The core mechanism supporting this stability lies in its unique "spot + perpetual contract short" hedging combination.
The Double-Edged Sword Effect of Perpetual Contract Strategies
Reviewing this event reveals the key bottleneck of perpetual contract strategies: when the funding rate for ETH continues to decline (at times lower than that of BTC contracts), the profit model relying solely on funding rates faces challenges.
In response, Ethena's solution is to initiate dynamic rebalancing, shifting over $1 billion in collateral from perpetual contracts to on-chain stablecoin yield markets like Morpho and Aave (with some pools offering annualized returns of up to 8.75%). This "yield radar" model allows it to maintain a basic yield even during periods of low funding rates. However, the sustainability of this strategy still needs to be observed. When the market enters a deep bear phase, stablecoin yields may shrink with declining borrowing demand, while the negative funding rate losses of perpetual contracts may exacerbate. At that point, how will the protocol maintain yield attractiveness?
Another point of contention is the execution risk across exchanges. The discount on Binance's ETH contracts (5.8%) far exceeds that of platforms like Bybit and OKX (around 1%), leading to Ethena's short profits being highly concentrated on a single exchange. Although its automated system claims to capture cross-platform price differences, issues such as API rate limits and withdrawal delays during extreme market conditions may still erode arbitrage opportunities.
The "Impossible Triangle" of Derivative Stablecoins?
Regardless, Ethena's experiment provides new insights for the algorithmic stablecoin sector: hedging spot volatility through perpetual contracts may create a more capital-efficient anchoring mechanism than over-collateralization; while the design of a dynamic collateral pool attempts to find a balance between yield, liquidity, and security.

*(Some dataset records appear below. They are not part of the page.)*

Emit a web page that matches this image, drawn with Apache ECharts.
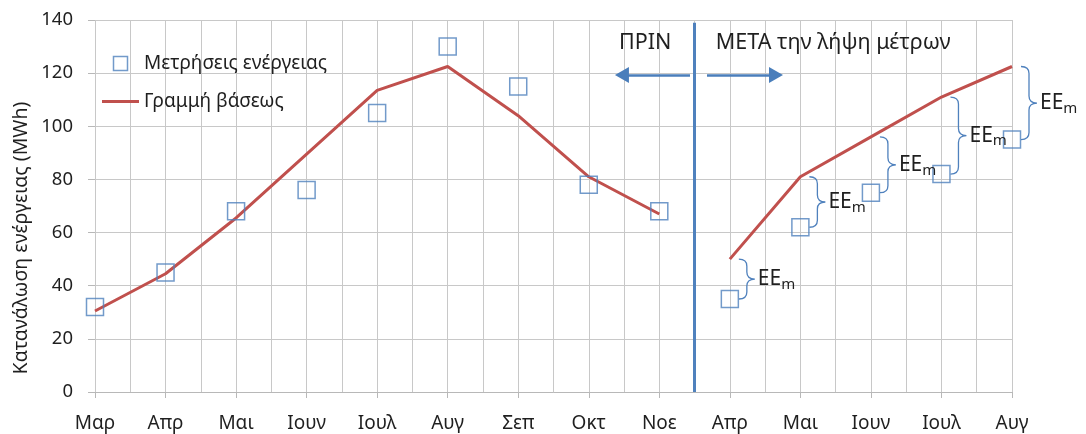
<!DOCTYPE html>
<html>
<head>
<meta charset="utf-8">
<script src="https://cdn.jsdelivr.net/npm/echarts@6/dist/echarts.min.js"></script>
<style>
html,body{margin:0;padding:0;background:#fff;}
#chart{width:1086px;height:434px;}
</style>
</head>
<body>
<div id="chart"></div>
<script>
// ---- data ----
const categories = ['Μαρ','Απρ','Μαι','Ιουν','Ιουλ','Αυγ','Σεπ','Οκτ','Νοε','Απρ','Μαι','Ιουν','Ιουλ','Αυγ'];
const measured   = [32, 45, 68, 76, 105, 130, 115, 78, 68, 35, 62, 75, 82, 95];
const baseline   = [30.5, 44.5, 65.5, 89.5, 113.5, 122.5, 104, 81, 67, 50, 81, 96, 111, 122.5];
const afterStart = 9; // first month after the measures
const yTicks = {min: 0, max: 140, step: 20};
const measuredName = 'Μετρήσεις ενέργειας';
const baselineName = 'Γραμμή βάσεως';
const yTitle = 'Κατανάλωση ενέργειας (MWh)';
const beforeText = 'ΠΡΙΝ';
const afterText = 'ΜΕΤΑ την λήψη μέτρων';

// ---- build ----
const FONT = 'Noto Sans';
const TXT = '#1f1f1f';
const GRID = '#c8c8c8';
const BLUE = '#4f81bd';
const RED = '#c0504d';

const idx = categories.map((_, i) => i);
const measuredPts = idx.map(i => [i, measured[i]]);
const baseBefore = idx.filter(i => i < afterStart).map(i => [i, baseline[i]]);
const baseAfter = idx.filter(i => i >= afterStart).map(i => [i, baseline[i]]);
const braceData = idx.filter(i => i >= afterStart).map(i => [i, baseline[i], measured[i]]);
const splitX = afterStart - 0.5;

function renderBrace(params, api) {
  const x = api.value(0), b = api.value(1), m = api.value(2);
  const pb = api.coord([x, b]);
  const pm = api.coord([x, m]);
  const x0 = pb[0] + 9, w = 16;
  const y0 = pb[1], y1 = pm[1];
  const ym = (y0 + y1) / 2;
  const r = Math.min(7, (y1 - y0) / 4);
  const xm = x0 + w / 2;
  const d = `M${x0},${y0} Q${xm},${y0} ${xm},${y0 + r} L${xm},${ym - r} Q${xm},${ym} ${x0 + w},${ym} ` +
            `Q${xm},${ym} ${xm},${ym + r} L${xm},${y1 - r} Q${xm},${y1} ${x0},${y1}`;
  return {
    type: 'group',
    children: [
      {type: 'path', shape: {pathData: d}, style: {stroke: BLUE, fill: 'none', lineWidth: 1.3}},
      {type: 'text', x: x0 + w + 3, y: ym,
       style: {text: '{a|EE}{b|m}', verticalAlign: 'middle', align: 'left',
         rich: {
           a: {fontSize: 21, fontFamily: FONT, fill: TXT, lineHeight: 26},
           b: {fontSize: 15, fontFamily: FONT, fill: TXT, lineHeight: 26, verticalAlign: 'bottom'}
         }}}
    ]
  };
}

const arrowStyle = {color: '#4a7ebb', width: 2.5, type: 'solid'};
const splitStyle = {color: BLUE, width: 3, type: 'solid'};

const option = {
  animation: false,
  textStyle: {fontFamily: FONT},
  grid: {left: 95, right: 74, top: 20, bottom: 42, containLabel: false},
  legend: {
    orient: 'vertical', left: 97, top: 49, itemWidth: 37, itemHeight: 14, itemGap: 19,
    textStyle: {fontSize: 19, color: TXT, fontFamily: FONT},
    data: [
      {name: measuredName, icon: 'path://M0,0L10,0L10,10L0,10Z',
       itemStyle: {color: 'rgba(0,0,0,0)', borderColor: BLUE, borderWidth: 1.5}},
      {name: baselineName, icon: 'path://M0,0L37,0L37,3L0,3Z',
       itemStyle: {color: RED, borderWidth: 0}}
    ]
  },
  xAxis: {
    type: 'value', min: 0, max: categories.length - 1, interval: 1,
    axisLine: {show: true, lineStyle: {color: '#b8b8b8'}},
    axisTick: {show: true, length: 6, lineStyle: {color: '#b8b8b8'}},
    minorTick: {show: false, splitNumber: 2},
    splitLine: {show: true, lineStyle: {color: GRID}},
    minorSplitLine: {show: true, lineStyle: {color: GRID}},
    axisLabel: {formatter: v => categories[v] || '', fontSize: 19, color: TXT, margin: 22}
  },
  yAxis: {
    type: 'value', min: yTicks.min, max: yTicks.max, interval: yTicks.step,
    axisLine: {show: false},
    axisTick: {show: true, length: 7, lineStyle: {color: '#b8b8b8'}},
    splitLine: {show: true, lineStyle: {color: GRID}},
    axisLabel: {fontSize: 18.5, color: TXT, margin: 22}
  },
  graphic: [
    {type: 'text', x: 21, y: 238, rotation: Math.PI / 2,
     style: {text: yTitle, align: 'center', verticalAlign: 'middle', fontSize: 19.5, fontFamily: FONT, fill: TXT}}
  ],
  series: [
    {
      name: baselineName, type: 'line', data: baseBefore, symbol: 'none', z: 2,
      lineStyle: {color: RED, width: 3}, itemStyle: {color: RED},
      markLine: {
        silent: true, symbol: ['none', 'none'], label: {show: false},
        data: [
          [{coord: [splitX, 0], lineStyle: splitStyle}, {coord: [splitX, 139], lineStyle: splitStyle}],
          [{coord: [8.435, 119.3], lineStyle: arrowStyle},
           {coord: [7.47, 119.3], lineStyle: arrowStyle, symbol: 'triangle', symbolSize: [16, 14]}],
          [{coord: [8.676, 119.3], lineStyle: arrowStyle},
           {coord: [9.654, 119.3], lineStyle: arrowStyle, symbol: 'triangle', symbolSize: [16, 14]}]
        ]
      }
    },
    {
      name: baselineName, type: 'line', data: baseAfter, symbol: 'none', z: 2,
      lineStyle: {color: RED, width: 3}, itemStyle: {color: RED}
    },
    {
      name: measuredName, type: 'scatter', data: measuredPts, symbol: 'rect', symbolSize: 17, z: 3,
      itemStyle: {color: 'rgba(0,0,0,0)', borderColor: BLUE, borderWidth: 1.5},
      markPoint: {
        silent: true, symbol: 'rect', symbolSize: 0,
        label: {show: true, formatter: '{b}', fontSize: 21.5, color: TXT, fontFamily: FONT},
        data: [
          {name: beforeText, coord: [7.8, 131.3], label: {position: 'inside'}},
          {name: afterText, coord: [8.8, 131.3], label: {position: 'right', distance: 0}}
        ]
      }
    },
    {
      type: 'custom', name: 'braces', coordinateSystem: 'cartesian2d', data: braceData,
      encode: {x: 0, y: 1}, renderItem: renderBrace, silent: true, z: 4, clip: false
    }
  ]
};

const chart = echarts.init(document.getElementById('chart'));
chart.setOption(option);
</script>
</body>
</html>
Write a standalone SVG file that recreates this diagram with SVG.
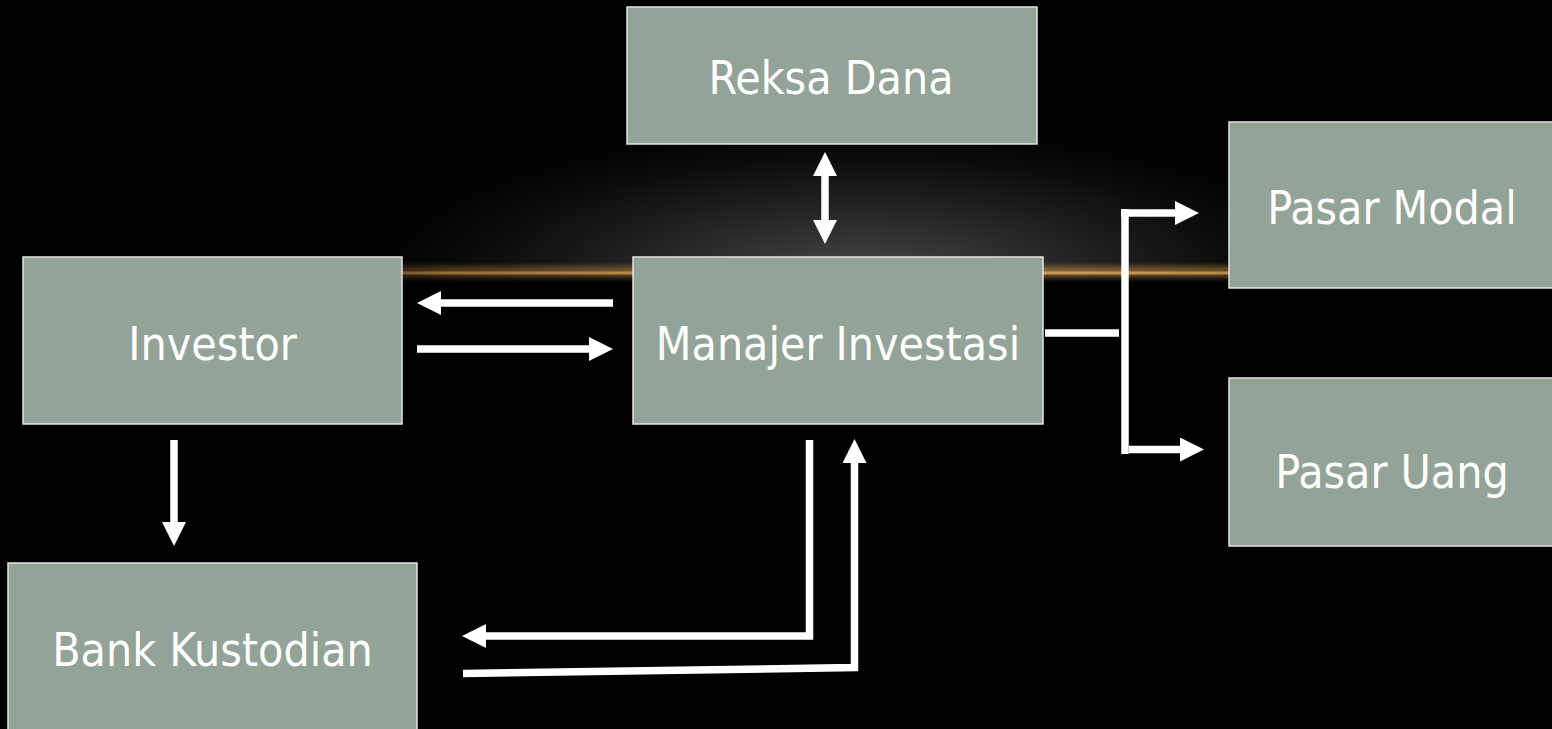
<svg xmlns="http://www.w3.org/2000/svg" width="1552" height="729" viewBox="0 0 1552 729">
<defs>
<style>
.box{fill:#93a398;stroke:#e4e4e4;stroke-width:1.5}
.lbl{font-family:"DejaVu Sans Condensed","DejaVu Sans",sans-serif;font-stretch:condensed;font-size:46px;fill:#ffffff;text-anchor:middle}
.ln{fill:none;stroke:#ffffff;stroke-width:7.5;stroke-linejoin:miter}
</style>
<radialGradient id="glow" cx="860" cy="272" r="500" gradientUnits="userSpaceOnUse" gradientTransform="translate(860 272) scale(1 0.3) translate(-860 -272)">
<stop offset="0" stop-color="#464646"/>
<stop offset="0.4" stop-color="#262626"/>
<stop offset="0.75" stop-color="#0c0c0c"/>
<stop offset="1" stop-color="#000000"/>
</radialGradient>
<linearGradient id="gold" x1="280" y1="0" x2="1420" y2="0" gradientUnits="userSpaceOnUse">
<stop offset="0" stop-color="#c89040" stop-opacity="0"/>
<stop offset="0.15" stop-color="#b07e3a" stop-opacity="0.75"/>
<stop offset="0.5" stop-color="#e0a855" stop-opacity="1"/>
<stop offset="0.85" stop-color="#c89448" stop-opacity="0.85"/>
<stop offset="1" stop-color="#c89040" stop-opacity="0"/>
</linearGradient>
<filter id="blur" x="-5%" y="-200%" width="110%" height="500%">
<feGaussianBlur stdDeviation="2.5"/>
</filter>
<marker id="ah" viewBox="0 0 24 24" refX="0" refY="12" markerWidth="24" markerHeight="24" markerUnits="userSpaceOnUse" orient="auto-start-reverse">
<path d="M0,0 L24,12 L0,24 z" fill="#ffffff"/>
</marker>
</defs>
<rect x="0" y="0" width="1552" height="729" fill="#000000"/>
<rect x="0" y="0" width="1552" height="273" fill="url(#glow)"/>
<rect x="280" y="266" width="1140" height="12" fill="url(#gold)" opacity="0.55" filter="url(#blur)"/>
<rect x="280" y="271.5" width="1140" height="3" fill="url(#gold)"/>

<g id="connectors">
<line class="ln" x1="825" y1="176" x2="825" y2="220" marker-start="url(#ah)" marker-end="url(#ah)"/>
<line class="ln" x1="613" y1="303" x2="441" y2="303" marker-end="url(#ah)"/>
<line class="ln" x1="417" y1="349" x2="589" y2="349" marker-end="url(#ah)"/>
<line class="ln" x1="1045" y1="333" x2="1119" y2="333"/>
<line class="ln" x1="1125" y1="209" x2="1125" y2="454"/>
<line class="ln" x1="1121" y1="213" x2="1175" y2="213" marker-end="url(#ah)"/>
<line class="ln" x1="1129" y1="449.5" x2="1180" y2="449.5" marker-end="url(#ah)"/>
<line class="ln" x1="174" y1="440" x2="174" y2="522" marker-end="url(#ah)"/>
<polyline class="ln" points="809.5,440 809.5,636 486,636" marker-end="url(#ah)"/>
<polyline class="ln" points="463,673.5 854.5,667.5 854.5,463" marker-end="url(#ah)"/>
</g>

<g id="reksa-dana">
<rect class="box" x="627" y="7" width="410" height="137"/>
<text class="lbl" x="831" y="94">Reksa Dana</text>
</g>
<g id="manajer-investasi">
<rect class="box" x="633" y="257" width="410" height="167"/>
<text class="lbl" x="838" y="360">Manajer Investasi</text>
</g>
<g id="investor">
<rect class="box" x="23" y="257" width="379" height="167"/>
<text class="lbl" x="212.5" y="360">Investor</text>
</g>
<g id="bank-kustodian">
<rect class="box" x="8" y="563" width="409" height="175"/>
<text class="lbl" x="212.5" y="666">Bank Kustodian</text>
</g>
<g id="pasar-modal">
<rect class="box" x="1229" y="122" width="330" height="166"/>
<text class="lbl" x="1392" y="224">Pasar Modal</text>
</g>
<g id="pasar-uang">
<rect class="box" x="1229" y="378" width="330" height="168"/>
<text class="lbl" x="1392" y="488">Pasar Uang</text>
</g>
</svg>
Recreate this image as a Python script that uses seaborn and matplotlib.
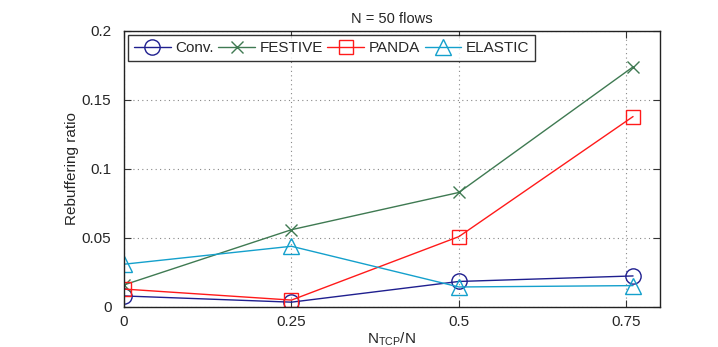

However, this stress test also reveals potential risks:
Liquidity coupling risk: When multiple exchanges experience deep discounts simultaneously, the concentration of short position liquidations may exacerbate price fluctuations;
Dependence on yield sources: Current yields come from the price differences of perpetual contracts and on-chain stablecoin yields, both of which are positively correlated with market risk appetite;
Black swan tolerance: If there is a liquidity drain across exchanges and asset classes (like the crash in March 2020), the hedging combination may face the risk of collateral cross-contamination.
A Test Without an Endgame
In this historic liquidation event, stablecoins like USDe demonstrated unexpected stability, but their true test may not have arrived yet. Once the market falls into a long-term death spiral of low volatility and negative funding rates, can this model relying on derivatives for hedging continue to generate returns? The answer may need to wait for the next crypto winter to arrive.
At the very least, this test proves one thing: in the valley of algorithmic stablecoins, what may traverse the bull and bear markets is not the most perfect design, but the most adaptive survival strategy.